Quote all of the data that follows exactly as written, skipping the images.
++++ Supplied data
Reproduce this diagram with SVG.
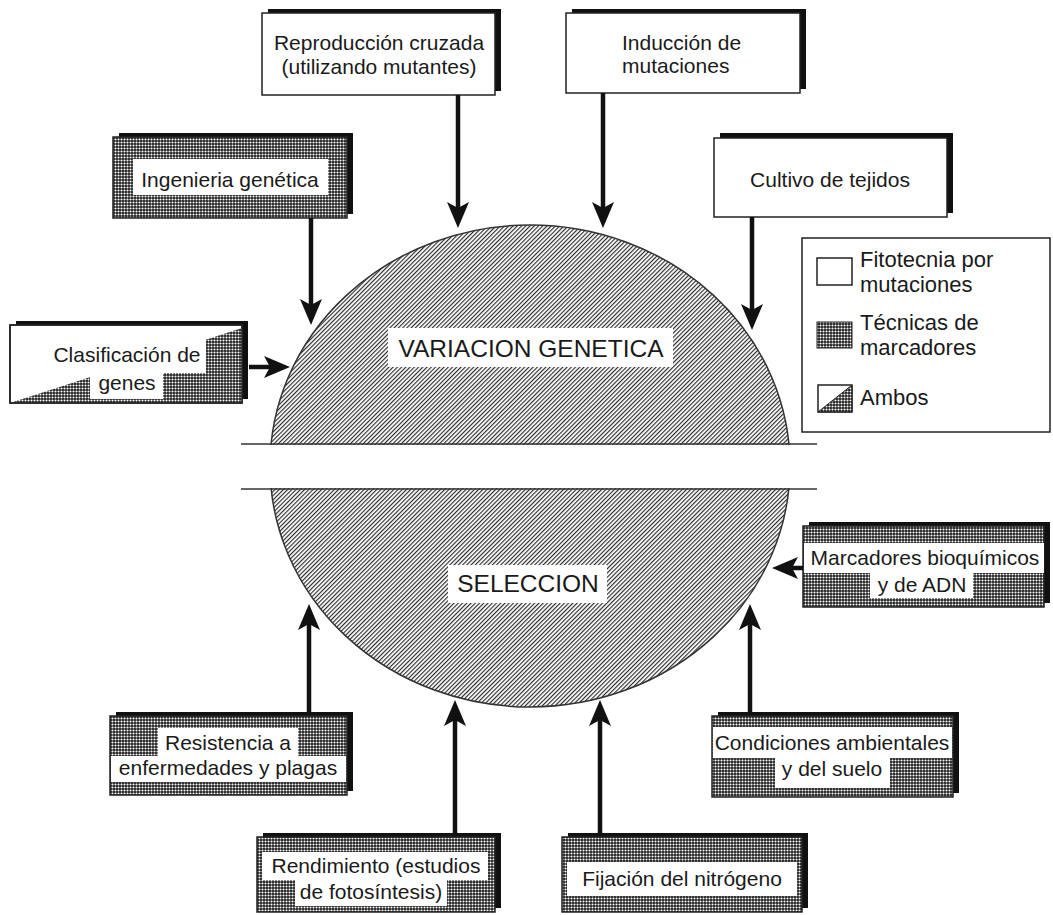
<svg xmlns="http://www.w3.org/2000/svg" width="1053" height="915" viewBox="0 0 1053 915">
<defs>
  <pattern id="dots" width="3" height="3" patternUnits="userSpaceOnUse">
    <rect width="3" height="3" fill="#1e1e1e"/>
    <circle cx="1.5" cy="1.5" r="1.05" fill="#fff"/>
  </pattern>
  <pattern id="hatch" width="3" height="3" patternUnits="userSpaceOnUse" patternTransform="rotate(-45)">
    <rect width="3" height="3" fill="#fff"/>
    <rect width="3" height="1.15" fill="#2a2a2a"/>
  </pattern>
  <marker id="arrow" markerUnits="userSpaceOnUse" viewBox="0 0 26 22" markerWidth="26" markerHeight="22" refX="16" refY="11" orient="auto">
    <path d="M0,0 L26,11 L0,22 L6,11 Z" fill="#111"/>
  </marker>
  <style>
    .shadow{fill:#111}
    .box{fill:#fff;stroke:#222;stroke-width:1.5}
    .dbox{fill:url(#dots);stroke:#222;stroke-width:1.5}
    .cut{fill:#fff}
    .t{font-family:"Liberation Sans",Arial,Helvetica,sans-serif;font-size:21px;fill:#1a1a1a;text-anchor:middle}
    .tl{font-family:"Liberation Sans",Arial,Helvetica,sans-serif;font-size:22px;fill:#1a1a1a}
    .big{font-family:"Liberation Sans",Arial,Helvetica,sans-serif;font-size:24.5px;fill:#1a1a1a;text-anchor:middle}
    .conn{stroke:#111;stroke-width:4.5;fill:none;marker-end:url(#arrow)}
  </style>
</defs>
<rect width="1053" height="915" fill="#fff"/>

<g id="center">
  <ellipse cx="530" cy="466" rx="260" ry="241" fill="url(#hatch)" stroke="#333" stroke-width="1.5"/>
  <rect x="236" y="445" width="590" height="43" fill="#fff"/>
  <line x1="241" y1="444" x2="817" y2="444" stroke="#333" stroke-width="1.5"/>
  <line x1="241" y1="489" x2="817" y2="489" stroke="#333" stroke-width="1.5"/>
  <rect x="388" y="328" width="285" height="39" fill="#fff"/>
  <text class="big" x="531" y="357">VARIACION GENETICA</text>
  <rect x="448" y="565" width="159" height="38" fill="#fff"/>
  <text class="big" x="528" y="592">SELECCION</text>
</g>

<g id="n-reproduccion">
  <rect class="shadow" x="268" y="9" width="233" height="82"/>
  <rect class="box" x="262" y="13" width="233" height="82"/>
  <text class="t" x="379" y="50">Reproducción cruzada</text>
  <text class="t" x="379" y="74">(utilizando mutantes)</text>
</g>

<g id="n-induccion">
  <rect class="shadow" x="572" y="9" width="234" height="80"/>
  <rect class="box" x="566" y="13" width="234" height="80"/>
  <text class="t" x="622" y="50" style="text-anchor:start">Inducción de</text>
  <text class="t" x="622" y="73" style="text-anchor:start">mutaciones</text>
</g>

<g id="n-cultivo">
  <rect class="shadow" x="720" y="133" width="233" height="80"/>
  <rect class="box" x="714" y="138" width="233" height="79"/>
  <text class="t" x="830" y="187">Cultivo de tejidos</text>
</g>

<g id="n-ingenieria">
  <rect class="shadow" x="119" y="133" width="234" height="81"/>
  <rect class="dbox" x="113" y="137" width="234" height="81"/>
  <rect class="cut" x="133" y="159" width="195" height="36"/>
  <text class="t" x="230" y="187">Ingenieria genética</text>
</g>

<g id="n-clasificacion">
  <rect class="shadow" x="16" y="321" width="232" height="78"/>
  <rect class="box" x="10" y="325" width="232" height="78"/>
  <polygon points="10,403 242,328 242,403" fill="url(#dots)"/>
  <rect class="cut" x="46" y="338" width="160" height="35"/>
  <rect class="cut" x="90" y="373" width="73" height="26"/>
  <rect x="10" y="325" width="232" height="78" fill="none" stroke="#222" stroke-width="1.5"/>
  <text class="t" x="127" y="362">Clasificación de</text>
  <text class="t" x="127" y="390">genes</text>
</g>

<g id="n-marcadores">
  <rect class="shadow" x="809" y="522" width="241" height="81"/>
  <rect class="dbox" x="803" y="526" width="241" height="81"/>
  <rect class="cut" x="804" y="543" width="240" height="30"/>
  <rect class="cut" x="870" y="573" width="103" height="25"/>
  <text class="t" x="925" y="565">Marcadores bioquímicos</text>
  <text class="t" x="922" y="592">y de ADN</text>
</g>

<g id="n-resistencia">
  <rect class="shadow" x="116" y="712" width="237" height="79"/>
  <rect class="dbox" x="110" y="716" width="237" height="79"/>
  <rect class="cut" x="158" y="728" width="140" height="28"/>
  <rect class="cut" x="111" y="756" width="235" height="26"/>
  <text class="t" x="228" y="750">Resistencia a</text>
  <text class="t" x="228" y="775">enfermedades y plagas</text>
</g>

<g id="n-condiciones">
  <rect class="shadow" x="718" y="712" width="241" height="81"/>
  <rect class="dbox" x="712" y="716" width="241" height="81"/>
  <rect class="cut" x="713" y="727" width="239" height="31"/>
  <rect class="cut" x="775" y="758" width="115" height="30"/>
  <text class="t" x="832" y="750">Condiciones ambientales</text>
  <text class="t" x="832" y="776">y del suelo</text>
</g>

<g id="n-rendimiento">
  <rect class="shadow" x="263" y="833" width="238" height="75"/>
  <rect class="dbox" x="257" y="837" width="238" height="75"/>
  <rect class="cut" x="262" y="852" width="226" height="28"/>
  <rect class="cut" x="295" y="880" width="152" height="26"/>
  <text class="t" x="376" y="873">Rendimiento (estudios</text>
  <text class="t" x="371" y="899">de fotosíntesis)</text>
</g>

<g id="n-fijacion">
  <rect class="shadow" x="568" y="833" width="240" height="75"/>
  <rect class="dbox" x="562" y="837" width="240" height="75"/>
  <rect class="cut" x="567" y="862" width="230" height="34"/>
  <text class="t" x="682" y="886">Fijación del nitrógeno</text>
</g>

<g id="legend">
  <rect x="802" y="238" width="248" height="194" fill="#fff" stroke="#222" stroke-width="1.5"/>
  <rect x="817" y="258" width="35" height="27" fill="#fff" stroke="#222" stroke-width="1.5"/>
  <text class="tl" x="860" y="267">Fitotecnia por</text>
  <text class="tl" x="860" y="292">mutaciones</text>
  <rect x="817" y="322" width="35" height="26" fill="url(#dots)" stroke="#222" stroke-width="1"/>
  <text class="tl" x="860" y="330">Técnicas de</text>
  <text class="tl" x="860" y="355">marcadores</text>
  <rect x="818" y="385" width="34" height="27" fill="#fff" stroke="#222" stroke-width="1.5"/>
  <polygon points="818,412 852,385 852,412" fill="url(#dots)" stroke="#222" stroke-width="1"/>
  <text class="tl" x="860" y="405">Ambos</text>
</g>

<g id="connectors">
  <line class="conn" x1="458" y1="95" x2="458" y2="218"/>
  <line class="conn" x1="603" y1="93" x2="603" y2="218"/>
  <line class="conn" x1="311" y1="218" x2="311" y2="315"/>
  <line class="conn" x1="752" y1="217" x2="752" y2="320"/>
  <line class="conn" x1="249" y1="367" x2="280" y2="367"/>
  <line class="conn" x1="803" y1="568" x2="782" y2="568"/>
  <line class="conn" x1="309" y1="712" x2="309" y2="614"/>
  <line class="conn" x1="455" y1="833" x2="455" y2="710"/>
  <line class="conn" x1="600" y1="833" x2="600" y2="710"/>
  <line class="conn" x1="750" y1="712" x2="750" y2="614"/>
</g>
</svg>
++++++++
Complete response ▸
Reproduce this diagram with SVG.
<svg xmlns="http://www.w3.org/2000/svg" width="1053" height="915" viewBox="0 0 1053 915">
<defs>
  <pattern id="dots" width="3" height="3" patternUnits="userSpaceOnUse">
    <rect width="3" height="3" fill="#1e1e1e"/>
    <circle cx="1.5" cy="1.5" r="1.05" fill="#fff"/>
  </pattern>
  <pattern id="hatch" width="3" height="3" patternUnits="userSpaceOnUse" patternTransform="rotate(-45)">
    <rect width="3" height="3" fill="#fff"/>
    <rect width="3" height="1.15" fill="#2a2a2a"/>
  </pattern>
  <marker id="arrow" markerUnits="userSpaceOnUse" viewBox="0 0 26 22" markerWidth="26" markerHeight="22" refX="16" refY="11" orient="auto">
    <path d="M0,0 L26,11 L0,22 L6,11 Z" fill="#111"/>
  </marker>
  <style>
    .shadow{fill:#111}
    .box{fill:#fff;stroke:#222;stroke-width:1.5}
    .dbox{fill:url(#dots);stroke:#222;stroke-width:1.5}
    .cut{fill:#fff}
    .t{font-family:"Liberation Sans",Arial,Helvetica,sans-serif;font-size:21px;fill:#1a1a1a;text-anchor:middle}
    .tl{font-family:"Liberation Sans",Arial,Helvetica,sans-serif;font-size:22px;fill:#1a1a1a}
    .big{font-family:"Liberation Sans",Arial,Helvetica,sans-serif;font-size:24.5px;fill:#1a1a1a;text-anchor:middle}
    .conn{stroke:#111;stroke-width:4.5;fill:none;marker-end:url(#arrow)}
  </style>
</defs>
<rect width="1053" height="915" fill="#fff"/>

<g id="center">
  <ellipse cx="530" cy="466" rx="260" ry="241" fill="url(#hatch)" stroke="#333" stroke-width="1.5"/>
  <rect x="236" y="445" width="590" height="43" fill="#fff"/>
  <line x1="241" y1="444" x2="817" y2="444" stroke="#333" stroke-width="1.5"/>
  <line x1="241" y1="489" x2="817" y2="489" stroke="#333" stroke-width="1.5"/>
  <rect x="388" y="328" width="285" height="39" fill="#fff"/>
  <text class="big" x="531" y="357">VARIACION GENETICA</text>
  <rect x="448" y="565" width="159" height="38" fill="#fff"/>
  <text class="big" x="528" y="592">SELECCION</text>
</g>

<g id="n-reproduccion">
  <rect class="shadow" x="268" y="9" width="233" height="82"/>
  <rect class="box" x="262" y="13" width="233" height="82"/>
  <text class="t" x="379" y="50">Reproducción cruzada</text>
  <text class="t" x="379" y="74">(utilizando mutantes)</text>
</g>

<g id="n-induccion">
  <rect class="shadow" x="572" y="9" width="234" height="80"/>
  <rect class="box" x="566" y="13" width="234" height="80"/>
  <text class="t" x="622" y="50" style="text-anchor:start">Inducción de</text>
  <text class="t" x="622" y="73" style="text-anchor:start">mutaciones</text>
</g>

<g id="n-cultivo">
  <rect class="shadow" x="720" y="133" width="233" height="80"/>
  <rect class="box" x="714" y="138" width="233" height="79"/>
  <text class="t" x="830" y="187">Cultivo de tejidos</text>
</g>

<g id="n-ingenieria">
  <rect class="shadow" x="119" y="133" width="234" height="81"/>
  <rect class="dbox" x="113" y="137" width="234" height="81"/>
  <rect class="cut" x="133" y="159" width="195" height="36"/>
  <text class="t" x="230" y="187">Ingenieria genética</text>
</g>

<g id="n-clasificacion">
  <rect class="shadow" x="16" y="321" width="232" height="78"/>
  <rect class="box" x="10" y="325" width="232" height="78"/>
  <polygon points="10,403 242,328 242,403" fill="url(#dots)"/>
  <rect class="cut" x="46" y="338" width="160" height="35"/>
  <rect class="cut" x="90" y="373" width="73" height="26"/>
  <rect x="10" y="325" width="232" height="78" fill="none" stroke="#222" stroke-width="1.5"/>
  <text class="t" x="127" y="362">Clasificación de</text>
  <text class="t" x="127" y="390">genes</text>
</g>

<g id="n-marcadores">
  <rect class="shadow" x="809" y="522" width="241" height="81"/>
  <rect class="dbox" x="803" y="526" width="241" height="81"/>
  <rect class="cut" x="804" y="543" width="240" height="30"/>
  <rect class="cut" x="870" y="573" width="103" height="25"/>
  <text class="t" x="925" y="565">Marcadores bioquímicos</text>
  <text class="t" x="922" y="592">y de ADN</text>
</g>

<g id="n-resistencia">
  <rect class="shadow" x="116" y="712" width="237" height="79"/>
  <rect class="dbox" x="110" y="716" width="237" height="79"/>
  <rect class="cut" x="158" y="728" width="140" height="28"/>
  <rect class="cut" x="111" y="756" width="235" height="26"/>
  <text class="t" x="228" y="750">Resistencia a</text>
  <text class="t" x="228" y="775">enfermedades y plagas</text>
</g>

<g id="n-condiciones">
  <rect class="shadow" x="718" y="712" width="241" height="81"/>
  <rect class="dbox" x="712" y="716" width="241" height="81"/>
  <rect class="cut" x="713" y="727" width="239" height="31"/>
  <rect class="cut" x="775" y="758" width="115" height="30"/>
  <text class="t" x="832" y="750">Condiciones ambientales</text>
  <text class="t" x="832" y="776">y del suelo</text>
</g>

<g id="n-rendimiento">
  <rect class="shadow" x="263" y="833" width="238" height="75"/>
  <rect class="dbox" x="257" y="837" width="238" height="75"/>
  <rect class="cut" x="262" y="852" width="226" height="28"/>
  <rect class="cut" x="295" y="880" width="152" height="26"/>
  <text class="t" x="376" y="873">Rendimiento (estudios</text>
  <text class="t" x="371" y="899">de fotosíntesis)</text>
</g>

<g id="n-fijacion">
  <rect class="shadow" x="568" y="833" width="240" height="75"/>
  <rect class="dbox" x="562" y="837" width="240" height="75"/>
  <rect class="cut" x="567" y="862" width="230" height="34"/>
  <text class="t" x="682" y="886">Fijación del nitrógeno</text>
</g>

<g id="legend">
  <rect x="802" y="238" width="248" height="194" fill="#fff" stroke="#222" stroke-width="1.5"/>
  <rect x="817" y="258" width="35" height="27" fill="#fff" stroke="#222" stroke-width="1.5"/>
  <text class="tl" x="860" y="267">Fitotecnia por</text>
  <text class="tl" x="860" y="292">mutaciones</text>
  <rect x="817" y="322" width="35" height="26" fill="url(#dots)" stroke="#222" stroke-width="1"/>
  <text class="tl" x="860" y="330">Técnicas de</text>
  <text class="tl" x="860" y="355">marcadores</text>
  <rect x="818" y="385" width="34" height="27" fill="#fff" stroke="#222" stroke-width="1.5"/>
  <polygon points="818,412 852,385 852,412" fill="url(#dots)" stroke="#222" stroke-width="1"/>
  <text class="tl" x="860" y="405">Ambos</text>
</g>

<g id="connectors">
  <line class="conn" x1="458" y1="95" x2="458" y2="218"/>
  <line class="conn" x1="603" y1="93" x2="603" y2="218"/>
  <line class="conn" x1="311" y1="218" x2="311" y2="315"/>
  <line class="conn" x1="752" y1="217" x2="752" y2="320"/>
  <line class="conn" x1="249" y1="367" x2="280" y2="367"/>
  <line class="conn" x1="803" y1="568" x2="782" y2="568"/>
  <line class="conn" x1="309" y1="712" x2="309" y2="614"/>
  <line class="conn" x1="455" y1="833" x2="455" y2="710"/>
  <line class="conn" x1="600" y1="833" x2="600" y2="710"/>
  <line class="conn" x1="750" y1="712" x2="750" y2="614"/>
</g>
</svg>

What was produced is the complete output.